9 Ekim 2011 Pazar

Anın farkında mısınız?


Anın farkında mısınız?Geçen gün, Londra’da psikolog olarak çalışan ve haftanın pek çok günü, genç yaşına rağmen televizyonlarda mesleğiyle ilgili konuşmalar yaparak göğsümüzü kabartan psikolog Özden Bayraktar’la konuşuyordum. Konu, kimsenin anı yaşayamadığı, geceleri ileride olacakları düşünüp veya geçmişin pişmanlıkları içinde boğulup uykusuz kalındığını, günlerinse yorgunluk ve düşünce karmaşası içinde geçtiğiydi. Özden, kısa süre önce konuyla ilgili, Londra’da yaşadıklarını hatırlayarak, şunları anlattı, aynen aktarıyorum: “Tate Britain Sergi Salonu’nda, uzaktan duyduğum nefis bir melodiye doğru yürüdüm. İlerideki büyük odanın içinden yükselen Bach’ın melodisi daha sonra yerini bir kilise müziğinin sihirine bıraktı. Ve işte o odada, büyük bir ekranda oynayan görüntülere takılıp kaldım.

İçinde yaşadığınız ana ait olmayan düşüncelerin, sizi uzaklara götürmesine izin vermeyin.

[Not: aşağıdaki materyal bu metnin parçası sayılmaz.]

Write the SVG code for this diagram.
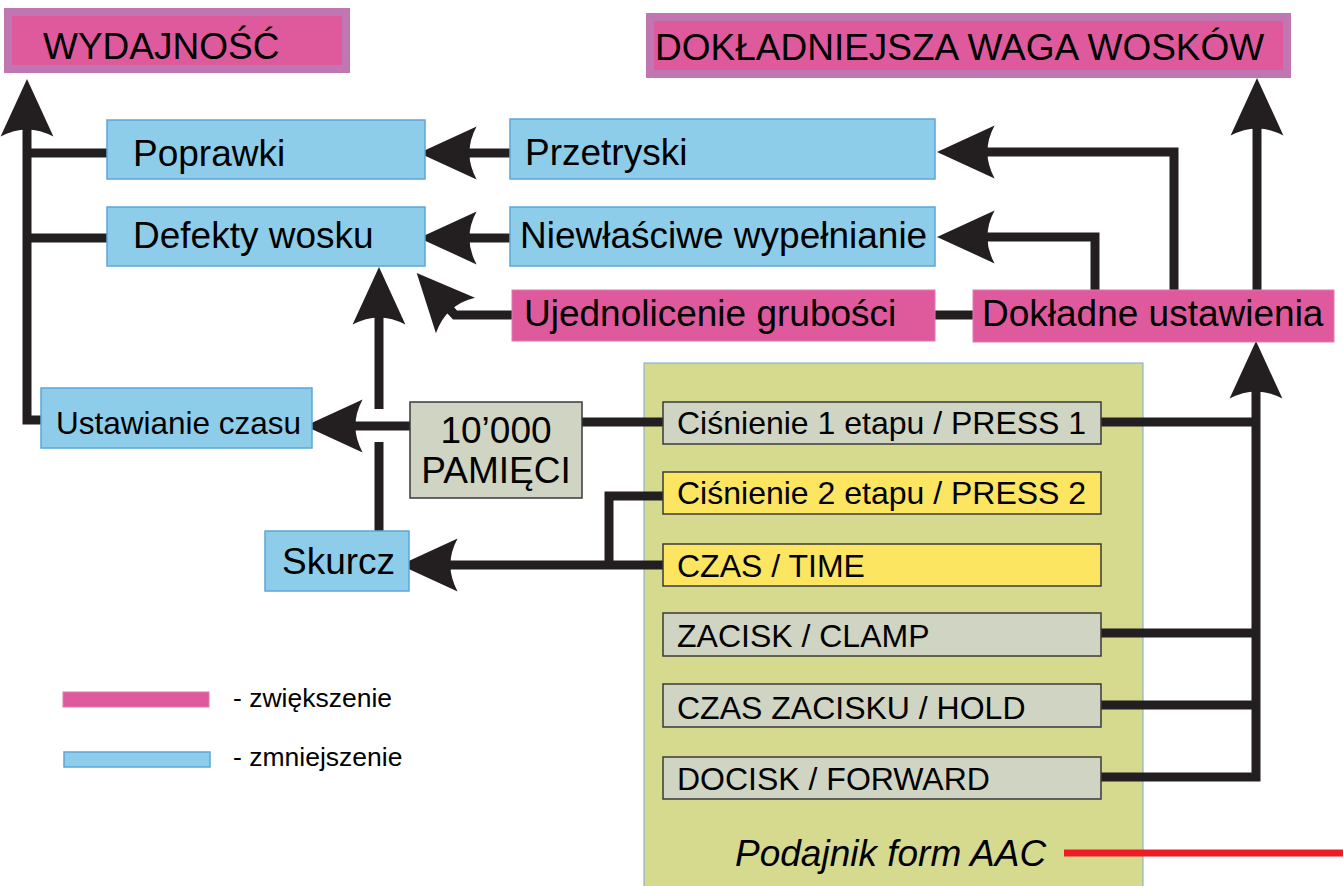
<svg xmlns="http://www.w3.org/2000/svg" width="1343" height="886" viewBox="0 0 1343 886">
<style>
text{font-family:"Liberation Sans",Arial,sans-serif;fill:#000}
.big{font-size:37px}
.mid{font-size:32px}
.sm{font-size:31.5px}
.leg{font-size:26.5px}
.head{fill:#de5a9c;stroke:#c077b1;stroke-width:8}
.pink{fill:#de5a9c;stroke:#e07ab0;stroke-width:1}
.blue{fill:#8ecde9;stroke:#5ea5d9;stroke-width:1.5}
.gray{fill:#d0d4c2;stroke:#3a3a3a;stroke-width:1.5}
.yel{fill:#fbe561;stroke:#3a3a3a;stroke-width:1.5}
.ln{fill:none;stroke:#231f20;stroke-width:9}
.arr{marker-end:url(#ah)}
</style>
<defs>
<marker id="ah" markerUnits="userSpaceOnUse" markerWidth="60" markerHeight="60" viewBox="0 -25 50 50" refX="8" refY="0" orient="auto" overflow="visible">
<path d="M48,0 L0,-22 Q12,0 0,22 Z" fill="#231f20"/>
</marker>
</defs>
<rect x="644" y="363" width="499" height="526" fill="#d6da8e" stroke="#7ba7d6" stroke-width="1"/>
<g id="connectors">
<path class="ln" d="M107,153 L27,153"/>
<path class="ln" d="M107,238 L27,238"/>
<path class="ln arr" d="M41,420 L27,420 L27,127"/>
<path class="ln arr" d="M510,153 L467,153"/>
<path class="ln arr" d="M510,238 L467,238"/>
<path class="ln arr" d="M512,315 L455,315 L449,308.4"/>
<path class="ln" d="M935,315 L973,315"/>
<path class="ln arr" d="M1174,290 L1174,152 L985,152"/>
<path class="ln arr" d="M1095,290 L1095,237 L985,237"/>
<path class="ln arr" d="M1257,290 L1257,126"/>
<path class="ln arr" d="M410,426 L353,426"/>
<path class="ln" d="M379,531 L379,442"/>
<path class="ln arr" d="M379,409 L379,315"/>
<path class="ln" d="M582,422 L663,422"/>
<path class="ln arr" d="M663,565 L448,565"/>
<path class="ln" d="M609,565 L609,496 L663,496"/>
<path class="ln" d="M1101,422 L1256,422"/>
<path class="ln" d="M1101,633 L1256,633"/>
<path class="ln" d="M1101,705 L1256,705"/>
<path class="ln arr" d="M1101,777 L1256,777 L1256,389"/>
<path d="M1064,853 L1343,853" stroke="#ee1c25" stroke-width="7"/>
</g>
<g id="wydajnosc"><rect class="head" x="8" y="12" width="338" height="57"/><text class="big" x="43" y="59">WYDAJNOŚĆ</text></g>
<g id="waga"><rect class="head" x="650" y="17" width="637" height="57"/><text class="big" x="655" y="60">DOKŁADNIEJSZA WAGA WOSKÓW</text></g>
<g id="poprawki"><rect class="blue" x="107" y="120" width="318" height="59"/><text class="big" x="133" y="166">Poprawki</text></g>
<g id="defekty"><rect class="blue" x="107" y="207" width="318" height="59"/><text class="big" x="133" y="248">Defekty wosku</text></g>
<g id="przetryski"><rect class="blue" x="510" y="119" width="425" height="60"/><text class="big" x="525" y="165">Przetryski</text></g>
<g id="niewlasciwe"><rect class="blue" x="510" y="207" width="425" height="59"/><text class="big" x="520" y="248">Niewłaściwe wypełnianie</text></g>
<g id="ujednolicenie"><rect class="pink" x="512" y="290" width="423" height="51"/><text class="big" x="524" y="326">Ujednolicenie grubości</text></g>
<g id="dokladne"><rect class="pink" x="973" y="290" width="361" height="52"/><text class="big" x="982" y="326">Dokładne ustawienia</text></g>
<g id="ustawianie"><rect class="blue" x="41" y="388" width="271" height="60"/><text class="sm" x="56" y="434">Ustawianie czasu</text></g>
<g id="pamieci"><rect class="gray" x="410" y="402" width="172" height="96"/><text class="big" x="496" y="443" text-anchor="middle">10’000</text><text class="big" x="496" y="483" text-anchor="middle">PAMIĘCI</text></g>
<g id="skurcz"><rect class="blue" x="265" y="531" width="144" height="60"/><text class="big" x="282" y="574">Skurcz</text></g>
<g id="press1"><rect class="gray" x="663" y="402" width="438" height="42"/><text class="mid" x="677" y="434">Ciśnienie 1 etapu / PRESS 1</text></g>
<g id="press2"><rect class="yel" x="663" y="472" width="438" height="42"/><text class="mid" x="677" y="504">Ciśnienie 2 etapu / PRESS 2</text></g>
<g id="time"><rect class="yel" x="663" y="544" width="438" height="42"/><text class="mid" x="677" y="577">CZAS / TIME</text></g>
<g id="clamp"><rect class="gray" x="663" y="613" width="438" height="43"/><text class="mid" x="677" y="647">ZACISK / CLAMP</text></g>
<g id="hold"><rect class="gray" x="663" y="684" width="438" height="43"/><text class="mid" x="677" y="719">CZAS ZACISKU / HOLD</text></g>
<g id="forward"><rect class="gray" x="663" y="757" width="438" height="42"/><text class="mid" x="677" y="790">DOCISK / FORWARD</text></g>
<g id="podajnik"><text x="735" y="866" style="font-size:37px;font-style:italic">Podajnik form AAC</text></g>
<g id="legend">
<rect x="63" y="692" width="146" height="15" fill="#de5a9c" stroke="#e07ab0" stroke-width="1"/>
<text class="leg" x="233" y="707">- zwiększenie</text>
<rect x="64" y="752" width="146" height="15" class="blue"/>
<text class="leg" x="233" y="766">- zmniejszenie</text>
</g>
</svg>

Beklediğim hareket gelmedi
Karşımdaki görüntü, bir havaalanından çıkan insanların görüntüsüydü. Yavaş çekim ve bu etkili müzikle, insanların hareketleri, adımları, vücut salınımları, her anları öylesine büyüleyici görünüyordu ki! Birkaç dakika seyrettikten sonra daha çok hareket içeren bir kare gelecek , bir şey olacak diye beklediğimi fark ettim. Halbuki yanılmıştım! Hiçbir değişiklik olmuyordu. Aslında herkesin en ufak bir hareketi, adımı, dokunuşu veya tanıdığıyla kucaklaşması zaten kendi içinde bir hareketti. Aslında her anımız ve yaptığımız, yaşamdaki ufacık duruşumuz, o an için ne kadar da değerli ve önemliydi! Hiçbir özel dönüm noktasına ihtiyacımız yok aslında, her anın kıymetini bilerek, sakin ve içsel huzurumuzla yaşadığımız her an bir sanat eseriydi kendi başına. Bu kısa filmin yansıtıldığı ekrana bakakalmıştım! Müthiş bir farkındalık ve hatırlatma anıydı benim için. Bu konuyla ilgili 2010 yılında Harvard Üniversitesi’nde iki bin 250 kişiyle yapılan bir araştırmada, kişilerin günlerin yarısından çoğunu, zihinleri başka bir yerde olarak geçirdikleri tespit edilmiş. Daha açık bir şekilde, kişiler anın içinde olmaktan çok, geçmiş ya da gelecekle ilgili düşünerek, kendilerini yaptıkları işe veremiyor, anı yaşayamıyor.”
ANI YAKALAMAK iÇiN
1-Anın içinde sadece tek bir iş yapın. Tek bir işe konsantre olursak, o işi tam anlamıyla yaşarız. (Örneğin yemek hazırlarken, telefonla konuşmamak gibi.)
2-Bir işi yaparken farkındalık içinde yapın. Örneğin yemek yerken lokmalarımızın farkında olmak, yemeğin tadına daha çok varmamızı sağlar, doyduğumuzu anlamamıza yardımcı olur.
3-Kendize dijital detoks uygulayın. Sürekli olarak eposta ve mesajlarla rahatsız ediliyor olmak bizleri anın içinde yaşamaktan alıkoyuyor, devamlı başka yönlere çekiliyoruz ve farkında olmadan müthiş yoruluyoruz. Bu yüzden her hafta bir gün veya gün içinde bazı saatler kendinize ‘dijital detoks’ uygulayın.
4-Farkındalık yürüyüşüne çıkın. Haftada en az bir kere tüm duyu organlarınıza dikkatinizi vererek yürüyüşe çıkın. Çevrenizdekileri dikkatle görün, dokunabildiklerinize dokunun, adımlarınıza ve nasıl adım attığınıza dikkat edin, çevrenizdeki kokulara odaklanın, sesleri dinleyin, yaşayın her şeyi. Zihin ve bedeninin aynı yerde olmasını, birlikte anı yaşamasını sağlayın.
5-İletişimde olduğunuz kişilerle beraberken, tüm dikkatinizi onlara verin, gözlerinin içine bakın ve tüm algılarınızla onlarla beraber olun!